Given task. Leave out the pictures and set down exactly the lines from the start of the listing through the one with "d_025 = [16.6, 17.0, 17.0]", both included.

Information provided.
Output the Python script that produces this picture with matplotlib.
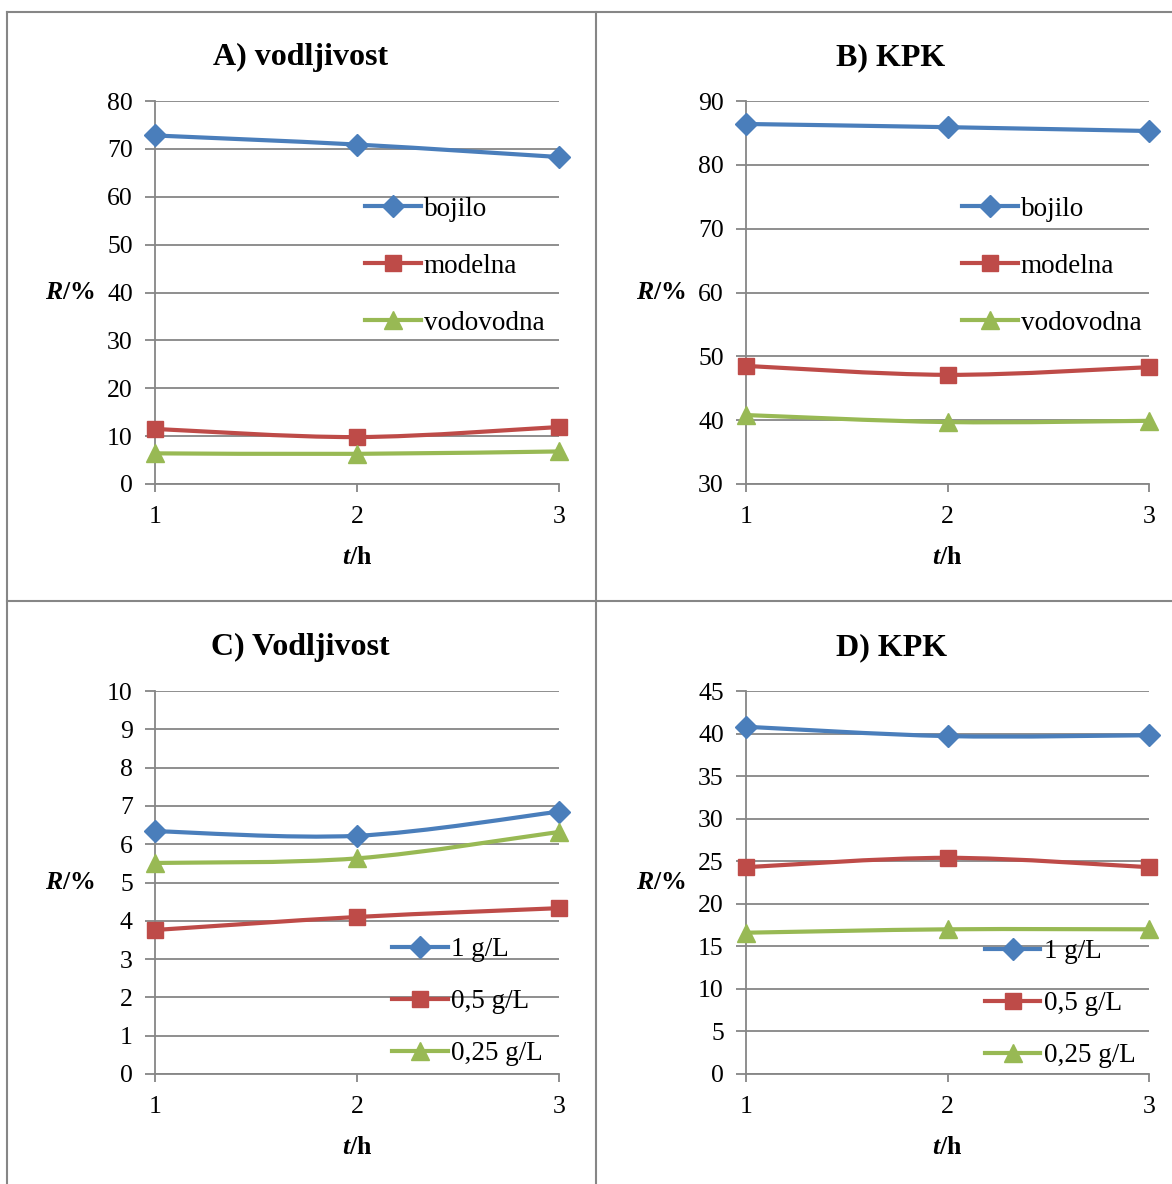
import numpy as np
import matplotlib
matplotlib.use('Agg')
from matplotlib import pyplot as plt
from matplotlib.path import Path
from matplotlib.patches import PathPatch
from matplotlib.lines import Line2D

plt.rcParams['font.family'] = ['Liberation Serif', 'DejaVu Serif']
plt.rcParams['mathtext.fontset'] = 'custom'
plt.rcParams['mathtext.rm'] = 'Liberation Serif'
plt.rcParams['mathtext.it'] = 'Liberation Serif:italic:bold'
plt.rcParams['mathtext.bf'] = 'Liberation Serif:bold'

# data
hours = [1, 2, 3]

a_bojilo = [72.8, 70.9, 68.3]
a_modelna = [11.5, 9.8, 11.9]
a_vodovodna = [6.4, 6.3, 6.8]

b_bojilo = [86.4, 85.9, 85.3]
b_modelna = [48.5, 47.1, 48.3]
b_vodovodna = [40.8, 39.7, 39.9]

c_1 = [6.34, 6.22, 6.85]
c_05 = [3.76, 4.10, 4.33]
c_025 = [5.51, 5.63, 6.32]

d_1 = [40.8, 39.7, 39.8]
d_05 = [24.3, 25.4, 24.3]
d_025 = [16.6, 17.0, 17.0]

names_ab = ['bojilo', 'modelna', 'vodovodna']
names_cd = ['1 g/L', '0,5 g/L', '0,25 g/L']

colors = ['#4A7EBB', '#BE4B48', '#98B954']
markers = ['D', 's', '^']
msizes = [11, 12, 13]

W, H = 1172, 1184
fig = plt.figure(figsize=(W / 100, H / 100), dpi=100)
grey = '#868686'


def px_axes(x0, x1, y_top, y_bot):
    return fig.add_axes([x0 / W, 1 - y_bot / H, (x1 - x0) / W, (y_bot - y_top) / H])


def smooth_path(xs, ys):
    # excel-like smoothed line (cubic bezier through the points)
    pts = list(zip(xs, ys))
    verts = [pts[0]]
    codes = [Path.MOVETO]
    n = len(pts)
    for i in range(n - 1):
        p0 = np.array(pts[max(i - 1, 0)])
        p1 = np.array(pts[i])
        p2 = np.array(pts[i + 1])
        p3 = np.array(pts[min(i + 2, n - 1)])
        c1 = p1 + (p2 - p0) / 6
        c2 = p2 - (p3 - p1) / 6
        verts += [tuple(c1), tuple(c2), tuple(p2)]
        codes += [Path.CURVE4] * 3
    return Path(verts, codes)


def panel(box, title, series, names, ymin, ymax, ystep, legpos, legspace):
    ax = px_axes(*box)
    for s, c, m, ms in zip(series, colors, markers, msizes):
        ax.add_patch(PathPatch(smooth_path(hours, s), facecolor='none',
                               edgecolor=c, lw=3, zorder=3, capstyle='round'))
        ax.plot(hours, s, ls='none', marker=m, ms=ms, color=c, zorder=4, clip_on=False)
    ax.set_xlim(1, 3)
    ax.set_ylim(ymin, ymax)
    ax.set_xticks(hours)
    ax.set_yticks(np.arange(ymin, ymax + ystep / 2, ystep))
    ax.grid(axis='y', color=grey, lw=1.3)
    ax.set_axisbelow(True)
    for side in ['top', 'right']:
        ax.spines[side].set_visible(False)
    for side in ['left', 'bottom']:
        ax.spines[side].set_color(grey)
        ax.spines[side].set_linewidth(1.3)
    ax.tick_params(axis='x', colors=grey, length=6, width=1.3, pad=10,
                   labelcolor='black', labelsize=18.5)
    ax.tick_params(axis='y', colors=grey, length=7, width=1.3, pad=9,
                   labelcolor='black', labelsize=18.5)
    ax.set_title(title, fontsize=23, fontweight='bold', pad=26, x=0.36)
    ax.set_xlabel(r'$\mathit{t}$/h', fontsize=18.5, fontweight='bold', labelpad=13)
    ax.set_ylabel(r'$\mathit{R}$/%', fontsize=18.5, fontweight='bold', rotation=0,
                  ha='right', va='center')
    ax.yaxis.set_label_coords(-0.15, 0.5)
    handles = [Line2D([], [], color=c, lw=3, marker=m, ms=ms)
               for c, m, ms in zip(colors, markers, msizes)]
    ax.legend(handles, names, loc='upper left', bbox_to_anchor=legpos,
              frameon=False, fontsize=19.5, handlelength=2.05, handletextpad=0.12,
              labelspacing=legspace, borderpad=0, borderaxespad=0)
    return ax


panel((155, 559, 101, 484), 'A) vodljivost', [a_bojilo, a_modelna, a_vodovodna],
      names_ab, 0, 80, 10, (0.52, 0.75), 1.18)
panel((746, 1149, 101, 484), 'B) KPK', [b_bojilo, b_modelna, b_vodovodna],
      names_ab, 30, 90, 10, (0.536, 0.75), 1.18)
panel((155, 559, 691, 1074), 'C) Vodljivost', [c_1, c_05, c_025],
      names_cd, 0, 10, 1, (0.587, 0.357), 1.0)
panel((746, 1149, 691, 1074), 'D) KPK', [d_1, d_05, d_025],
      names_cd, 0, 45, 5, (0.593, 0.352), 1.0)

# table borders
for xx in [7, 596]:
    fig.add_artist(Line2D([xx / W, xx / W], [0, 1 - 12 / H], color=grey, lw=1.5))
for yy in [12, 601]:
    fig.add_artist(Line2D([7 / W, 1], [1 - yy / H, 1 - yy / H], color=grey, lw=1.5))

fig.savefig('out.png', dpi=100)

Result below.
Output the Python script that produces this picture with matplotlib.
import numpy as np
import matplotlib
matplotlib.use('Agg')
from matplotlib import pyplot as plt
from matplotlib.path import Path
from matplotlib.patches import PathPatch
from matplotlib.lines import Line2D

plt.rcParams['font.family'] = ['Liberation Serif', 'DejaVu Serif']
plt.rcParams['mathtext.fontset'] = 'custom'
plt.rcParams['mathtext.rm'] = 'Liberation Serif'
plt.rcParams['mathtext.it'] = 'Liberation Serif:italic:bold'
plt.rcParams['mathtext.bf'] = 'Liberation Serif:bold'

# data
hours = [1, 2, 3]

a_bojilo = [72.8, 70.9, 68.3]
a_modelna = [11.5, 9.8, 11.9]
a_vodovodna = [6.4, 6.3, 6.8]

b_bojilo = [86.4, 85.9, 85.3]
b_modelna = [48.5, 47.1, 48.3]
b_vodovodna = [40.8, 39.7, 39.9]

c_1 = [6.34, 6.22, 6.85]
c_05 = [3.76, 4.10, 4.33]
c_025 = [5.51, 5.63, 6.32]

d_1 = [40.8, 39.7, 39.8]
d_05 = [24.3, 25.4, 24.3]
d_025 = [16.6, 17.0, 17.0]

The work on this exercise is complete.